Marvel loses nothing when DC/Warner Bros. produces a good movie.

In 2008, with Marvel’s Iron Man and Warner Bros.’s The Dark Knight, and in 2012, with The Avengers and The Dark Knight Rises — both sets of movies received good reviews and performed well at the box office. Specifically, in 2012 The Avengers and The Dark Knight Rises earned the top two domestic grosses of the year. There’s space for both to succeed.

I’d also argue that Marvel’s runaway success with 2014’s Guardians of the Galaxy’s actually helped studios like DC and Fox; After all, it was the overwhelmingly positive audience response to Guardians that gave them the courage to go through with more unconventional superhero movies like Suicide Squad and the unbelievably successful Deadpool.

If Guardians hadn’t been such a huge box office champion, I fully believe studio execs would’ve been more reluctant to pour money into a similar-ish story like Suicide Squad or to go ahead with the irreverence of Deadpool. I also believe that if Guardians had failed, we would currently be seeing a lot more of the same old Avengers, Batman, and Superman stories — stories that execs know people like and studios reverting to the norm.

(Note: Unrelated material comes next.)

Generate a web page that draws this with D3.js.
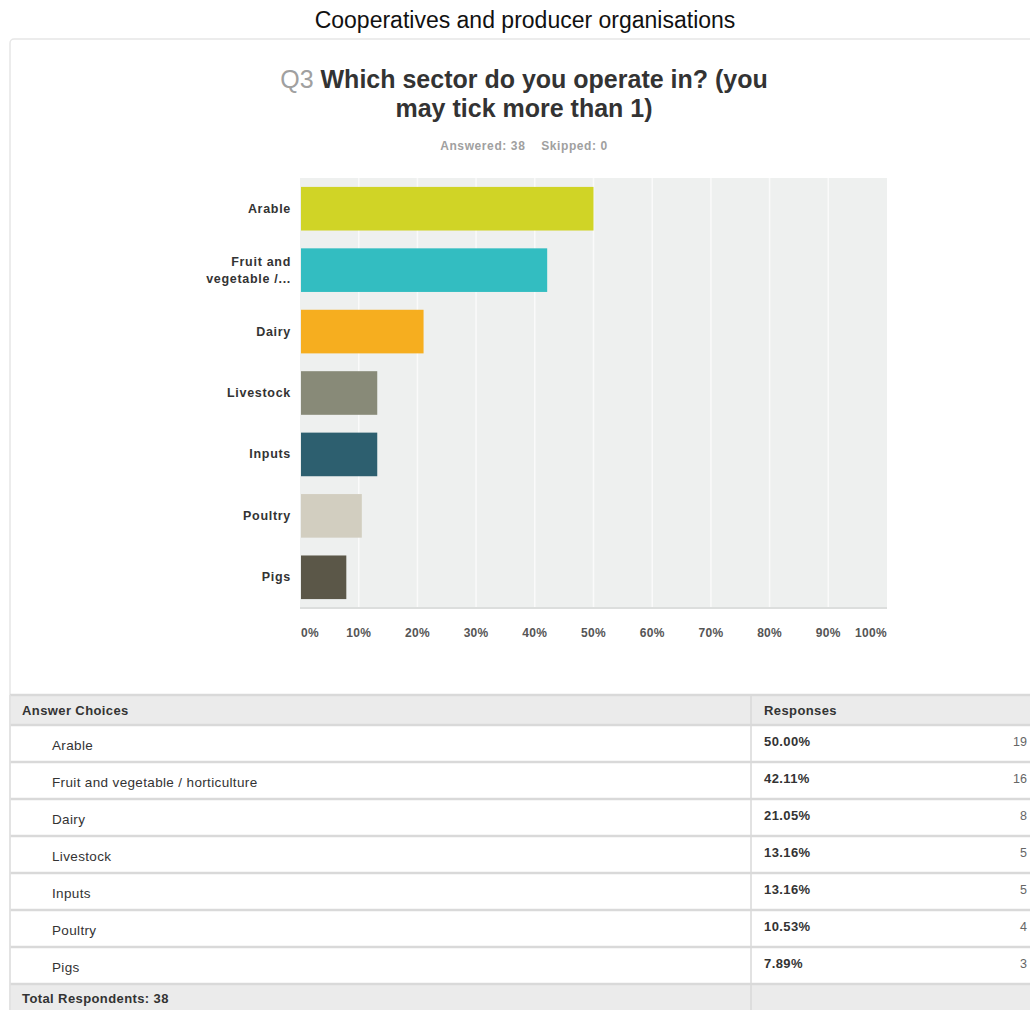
<!DOCTYPE html>
<html><head><meta charset="utf-8">
<script src="https://cdn.jsdelivr.net/npm/d3@7"></script>
<style>
body{margin:0;background:#fff;}
svg{display:block;font-family:"Liberation Sans",Arial,Helvetica,sans-serif;}
</style></head>
<body>
<script>
const categories = ["Arable","Fruit and vegetable / horticulture","Dairy","Livestock","Inputs","Poultry","Pigs"];
const axisLabels = [["Arable"],["Fruit and","vegetable /..."],["Dairy"],["Livestock"],["Inputs"],["Poultry"],["Pigs"]];
const percents = [50.00, 42.11, 21.05, 13.16, 13.16, 10.53, 7.89];
const counts = [19, 16, 8, 5, 5, 4, 3];
const colors = ["#d0d426","#33bdc1","#f6ae1f","#888a78","#2d5f6f","#d2cec0","#5b5748"];
const ticks = [0,10,20,30,40,50,60,70,80,90,100];
const totalRespondents = 38;
const skipped = 0;

const W = 1030, H = 1010;
const svg = d3.select("body").append("svg").attr("width", W).attr("height", H);

// page title
svg.append("text").attr("x", 525).attr("y", 28).attr("text-anchor","middle")
  .attr("font-size", 23).attr("fill","#111").text("Cooperatives and producer organisations");

// card
svg.append("rect").attr("x", 10).attr("y", 39).attr("width", 1030).attr("height", 1000)
  .attr("rx", 4).attr("fill","#fff").attr("stroke","#e6e6e6").attr("stroke-width",1.5);

// question title
const qt = svg.append("text").attr("text-anchor","middle").attr("font-weight","bold")
  .attr("font-size", 25).attr("fill","#333");
const l1 = qt.append("tspan").attr("x", 524).attr("y", 88);
l1.append("tspan").attr("fill","#a0a0a0").attr("font-weight","normal").text("Q3 ");
l1.append("tspan").text("Which sector do you operate in? (you");
qt.append("tspan").attr("x", 524).attr("y", 117).text("may tick more than 1)");

svg.append("text").attr("x", 524).attr("y", 150).attr("text-anchor","middle")
  .attr("font-size", 12).attr("font-weight","bold").attr("fill","#a0a0a0")
  .attr("letter-spacing","0.6")
  .attr("xml:space","preserve")
  .text("Answered: " + totalRespondents + "    Skipped: " + skipped);

// chart
const x = d3.scaleLinear().domain([0,100]).range([300, 887]);
const y = d3.scaleBand().domain(categories).range([178, 608]).paddingInner(0.29).paddingOuter(0.145);

svg.append("rect").attr("x", x(0)).attr("y", 178).attr("width", x(100)-x(0)).attr("height", 430)
  .attr("fill","#eef0ef");
svg.append("line").attr("x1", x(0)).attr("x2", x(100)).attr("y1", 608).attr("y2", 608)
  .attr("stroke","#dcdedd").attr("stroke-width",2);

svg.append("g").selectAll("line").data(ticks.slice(1,-1)).join("line")
  .attr("x1", d=>x(d)).attr("x2", d=>x(d)).attr("y1",178).attr("y2",607)
  .attr("stroke","#fafafa").attr("stroke-width",1.5);

svg.append("g").selectAll("rect").data(categories).join("rect")
  .attr("x", x(0)+1).attr("y", d=>y(d)).attr("height", y.bandwidth())
  .attr("width", (d,i)=>x(percents[i])-x(0)-1).attr("fill",(d,i)=>colors[i]);

// category labels
const cl = svg.append("g").attr("font-size",12.5).attr("font-weight","bold").attr("fill","#333")
  .attr("text-anchor","end").attr("letter-spacing","0.7");
categories.forEach((c,i)=>{
  const lines = axisLabels[i];
  const cy = y(c) + y.bandwidth()/2;
  const t = cl.append("text");
  lines.forEach((ln,j)=>{
    t.append("tspan").attr("x", 291).attr("y", cy + 4 + (j - (lines.length-1)/2)*17).text(ln);
  });
});

// x tick labels
svg.append("g").attr("font-size",12).attr("font-weight","bold").attr("fill","#555")
  .attr("letter-spacing","0.3")
  .selectAll("text").data(ticks).join("text")
  .attr("x", d=> d===0 ? x(d)+1 : x(d))
  .attr("text-anchor", d=> d===0 ? "start" : d===100 ? "end" : "middle")
  .attr("y", 637).text(d=>d+"%");

// table
const tX = 10, tR = 1040, colX = 751;
const headTop = 695, headH = 30, rowH = 37;
const rowTop = i => headTop + headH + i*rowH;
const totalTop = rowTop(categories.length);
svg.append("rect").attr("x",tX).attr("y",headTop).attr("width",tR-tX).attr("height",headH).attr("fill","#ebebeb");
svg.append("rect").attr("x",tX).attr("y",totalTop).attr("width",tR-tX).attr("height",H-totalTop+5).attr("fill","#ebebeb");

const seps = d3.range(categories.length+2).map(i=> headTop + (i===0?0:headH + (i-1)*rowH));
svg.append("g").selectAll("line").data(seps).join("line")
  .attr("x1",tX).attr("x2",tR).attr("y1",d=>d).attr("y2",d=>d)
  .attr("stroke","#d9d9d9").attr("stroke-width",2.5);
svg.append("line").attr("x1",colX).attr("x2",colX).attr("y1",headTop).attr("y2",H)
  .attr("stroke","#d9d9d9").attr("stroke-width",1.5);
svg.append("line").attr("x1",tX).attr("x2",tX).attr("y1",headTop).attr("y2",H)
  .attr("stroke","#e0e0e0").attr("stroke-width",1.5);

const hdr = {"font-size":13,"font-weight":"bold","fill":"#333","letter-spacing":"0.4"};
const h1 = svg.append("text").attr("x",22).attr("y",headTop+20).text("Answer Choices");
const h2 = svg.append("text").attr("x",764).attr("y",headTop+20).text("Responses");
[h1,h2].forEach(t=>Object.entries(hdr).forEach(([k,v])=>t.attr(k,v)));

const rows = svg.append("g").selectAll("g").data(categories).join("g")
  .attr("transform",(d,i)=>`translate(0,${rowTop(i)})`);
rows.append("text").attr("x",52).attr("y",25).attr("font-size",13.5).attr("letter-spacing","0.35")
  .attr("fill","#333").text(d=>d);
rows.append("text").attr("x",764).attr("y",21).attr("font-size",13).attr("font-weight","bold")
  .attr("letter-spacing","0.4").attr("fill","#333").text((d,i)=>percents[i].toFixed(2)+"%");
rows.append("text").attr("x",1027).attr("y",21).attr("font-size",12.5).attr("text-anchor","end")
  .attr("fill","#666").text((d,i)=>counts[i]);

svg.append("text").attr("x",22).attr("y",totalTop+19).attr("font-size",13).attr("font-weight","bold")
  .attr("letter-spacing","0.4").attr("fill","#333").text("Total Respondents: " + totalRespondents);
</script>
</body></html>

The only people who would benefit from Suicide Squad not being very good are those who feel Hollywood is overrun with superhero movies. If the movie flops, its failure becomes fuel for the argument that superhero fatigue is real, which will make studios think twice before taking on anything more ambitious.

Fortunately, Suicide Squad appears to be tracking at a $140 million box office opening — a really good number for such a critically shabby film. Perhaps it’ll even receive a sequel. And hopefully that one will be a better movie.